L'urgence c'est "le déclassement de cette espèce protégée, ne serait-ce que localement", réclame Jean-Alain Divanac'h.

Tuer un choucas aujourd'hui est passible d'une amende de 1500 euros.

Des tirs sont exceptionnellement autorisés, 12 000 dans le Finistère, 8000 dans les Côtes d'Armor, mais c'est jugé inefficace au vu de la population globale d'oiseaux selon la FDSEA 29.


"On va rencontrer nos parlementaire cette semaine, indique Jean-Alain Divanac'h, pour leur expliquer le problème. A notre niveau ce n’est plus supportable. On aime la biodiversité, mais quand les choucas deviennent nuisibles à notre activité on a le droit de demander à changer certaines choses pour continuer à vivre sur notre territoire. Réguler ce n’est pas tirer tous azimuts, mais il faut agir à différents niveaux".


Pas de solution en tuant le vivant


La Ligue de Protection des Oiseaux a attaqué les arrêtés préfectoraux qui autorisent les tirs.

"Ils peuvent tuer des jeunes non reproducteurs, s'alarme Olivier Retail, ce qui ne va donc pas du tout régler le problème. Chercher la solution en tuant le vivant ça ne marche pas."

La LPO préfère la prévention : obturer massivement les cheminées (80% des nids), développer les techniques d’effarouchage avec des fauconniers ou la diffusion de sons de rapaces.

Images de Jean-Alain Divanac'h, président de la FDSEA Finistère ©Jean-Alain Divanac'h


Jean-Alain Divanac'h y a recours, sans grande conviction.

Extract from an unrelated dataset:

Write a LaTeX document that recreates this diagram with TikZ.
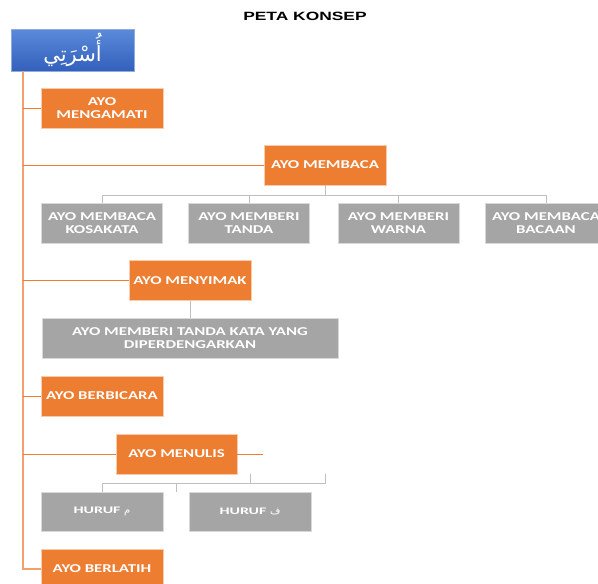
\documentclass[tikz,border=0pt]{standalone}
\usepackage{fontspec}
\usepackage{tikz}
\usetikzlibrary{positioning, calc}
\usepackage{xcolor}
\TeXXeTstate=1
\newfontfamily\titlefont[FakeStretch=1.45]{Liberation Sans}
\newfontfamily\boxfont[FakeStretch=1.4]{Carlito}
\newfontfamily\hurufont[FakeStretch=1.6]{Carlito}
\newfontfamily\arabicfont[Script=Arabic]{DejaVu Sans}
\definecolor{rootTop}{RGB}{92, 138, 218}
\definecolor{rootBot}{RGB}{50, 96, 188}
\definecolor{rootEdge}{RGB}{143, 170, 220}
\definecolor{topicFill}{RGB}{237, 125, 49}
\definecolor{topicEdge}{RGB}{248, 203, 173}
\definecolor{subFill}{RGB}{165, 165, 165}
\definecolor{subEdge}{RGB}{217, 217, 217}
\definecolor{trunkLine}{RGB}{244, 160, 110}
\definecolor{linkGrey}{RGB}{191, 191, 191}
\tikzstyle{root}     = [rectangle, minimum width=123pt, minimum height=42pt, inner sep=0pt,
                        draw=rootEdge, top color=rootTop, bottom color=rootBot, text=white,
                        font=\arabicfont\fontsize{21}{21}\selectfont]
\tikzstyle{topic}    = [rectangle, minimum width=122pt, minimum height=40pt, inner sep=0pt,
                        align=center, draw=topicEdge, fill=topicFill, text=white,
                        font=\boxfont\bfseries\fontsize{12}{13.5}\selectfont]
\tikzstyle{subtopic} = [rectangle, minimum width=121pt, minimum height=40pt, inner sep=0pt,
                        align=center, draw=subEdge, fill=subFill, text=white,
                        font=\boxfont\bfseries\fontsize{12}{13.5}\selectfont]
\tikzstyle{trunk}    = [draw=trunkLine, line width=1.6pt]
\tikzstyle{branch}   = [draw=topicFill, line width=0.8pt]
\tikzstyle{link}     = [draw=linkGrey, line width=0.9pt]

\begin{document}
\begin{tikzpicture}[x=1pt, y=-1pt]
  \useasboundingbox (0,0) rectangle (598,584);
  \clip (0,0) rectangle (598,584);

  \node (title) at (305,16.5) {\titlefont\bfseries\fontsize{12}{12}\selectfont PETA KONSEP};
  \node (family) [root] at (72.5,50) {\beginR أُسْرَتِي\endR};

  \node (mengamati)  [topic] at (102,108)   {AYO\\MENGAMATI};
  \node (membaca)    [topic] at (325,165)   {AYO MEMBACA};
  \node (kosakata)   [subtopic] at (102,223)   {AYO MEMBACA\\KOSAKATA};
  \node (tanda)      [subtopic] at (249,223)   {AYO MEMBERI\\TANDA};
  \node (warna)      [subtopic] at (398.5,223) {AYO MEMBERI\\WARNA};
  \node (bacaan)     [subtopic, minimum width=122pt] at (546,223) {AYO MEMBACA\\BACAAN};
  \node (menyimak)   [topic] at (190,280.5) {AYO MENYIMAK};
  \node (dengar)     [subtopic, minimum width=296pt] at (190,338)
                     {AYO MEMBERI TANDA KATA YANG\\DIPERDENGARKAN};
  \node (berbicara)  [topic] at (102,396)   {AYO BERBICARA};
  \node (menulis)    [topic, minimum width=121pt] at (176.5,454) {AYO MENULIS};
  \node (hurufm)     [subtopic, minimum width=122pt, minimum height=39pt] at (102,511.5)
                     {\hurufont\fontsize{10}{10}\selectfont HURUF {\arabicfont\mdseries\fontsize{10}{10}\selectfont\beginR م\endR}};
  \node (huruff)     [subtopic, minimum width=122pt, minimum height=39pt] at (250,511.5)
                     {\hurufont\fontsize{10}{10}\selectfont HURUF {\arabicfont\mdseries\fontsize{10}{10}\selectfont\beginR ف\endR}};
  \node (berlatih)   [topic] at (102,569)   {AYO BERLATIH};

  % spine of the map
  \coordinate (spine) at (23,71);
  \coordinate (rowA) at (0,195);
  \coordinate (rowB) at (0,483);
  \coordinate (menulisR) at (325,474);
  \coordinate (menulisEnd) at (263,454);

  \draw [trunk] (spine) |- (berlatih.west);
  \foreach \n in {mengamati, membaca, menyimak, berbicara, menulis}
    \draw [branch] (spine |- \n.west) -- (\n.west);
  \draw [branch] (menulis.east) -- (menulisEnd);

  % grey links
  \draw [link] (membaca.south) -- (membaca.south |- rowA);
  \draw [link] (kosakata.north) -- (kosakata.north |- rowA) -| (bacaan.north);
  \foreach \n in {tanda, warna}
    \draw [link] (\n.north) -- (\n.north |- rowA);
  \draw [link] (menyimak.south) -- (dengar.north);
  \draw [link] (hurufm.north) |- (menulisR |- rowB) -- (menulisR);
  \draw [link] (huruff.north |- menulis.south) -- (huruff.north |- rowB);
  \draw [link] (menulis.south |- rowB) -- (menulis.south |- hurufm.north);
\end{tikzpicture}
\end{document}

Et puis ça peut déplacer le problème chez le voisin, et "aussi déranger les riverains".

Des agriculteurs expérimentent aussi de planter le maïs plus profondément.


Une réunion en préfecture dans le Morbihan


La préfecture du Morbihan propose un groupe de travail (Etat, associations, agriculteurs, chasseurs…) avant même d’avoir les résultats de l’étude scientifique. "Le Préfet pourrait par exemple financer des tests grandeur nature pour une, deux ou trois communes pour lancer des campagnes d’obturation de cheminées", indique Olivier Retail.

En tout cas les agriculteurs veulent des actions rapidement. Convaincus d'une croissance exponentielle de la population de choucas, ils redoutent déjà le printemps 2021.